I have recently hosted in Amazon S3, and I need the log files to calculate the statistics for the "get", "put", "list" operations in the objects.
And I've observed that the log files are organized weirdly. I don't know when the log will appear(not immediatly, at least 20 minutes after the operation) and how many lines of logs will be contained in one log file.
After that, I need to download these log files and analyse them. But I can't figure out how often I will do this.
Can somebody help? Thanks.
What you describe (log files being made available with delays and being in unpredictable order) is exactly what is declared by AWS as behaviour to expect. This is by nature of distributed system, AWS S3 is using to provide S3 service, the same request may be served each time from different server - I have seen 5 different IP addresses being provided for publishing.
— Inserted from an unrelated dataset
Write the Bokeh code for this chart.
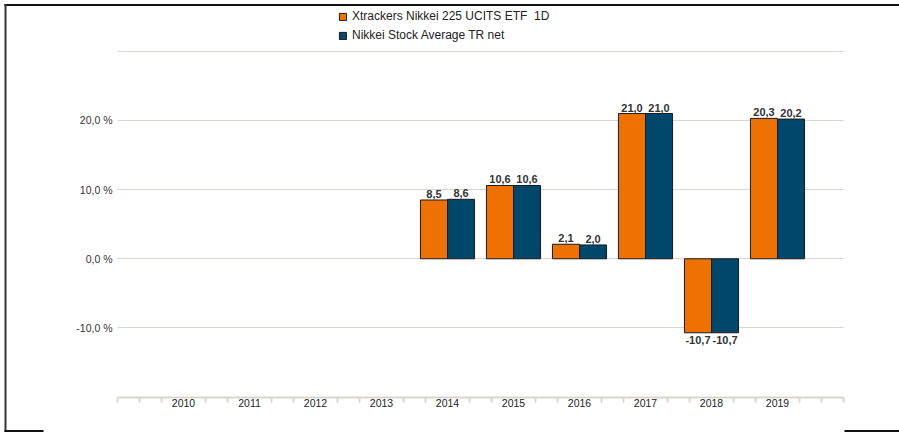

So the only solution is: accept the delay, see the delay you experience and add some extra time and learn living with this total delay (I would expect something like 30 to 60 minutes, but statistics could tell more).
If you need log records ordered, you have either sort them yourself, or search for some log processing solutions - I have seen some applications being offered exactly for this purpose.
In case, you really need to get your log file with very short delay, you have to make the logs yourself and this means, you have to write and run some frontend, which gives access to your files on S3 and at the same time keeps logging as needed.
I run such a solution, users get user name and password and url of my frontend. As they send the request, I evaluate, if they provide proper credentials and if they are allowed to see given resource, and if so, I create few minutes valid temporary url for that resource and redirect the request to that.
But such a fronted costs money (you have to run your frontend somewhere) and is less robust, then accessing directly the AWS S3.
Good luck, Lulu.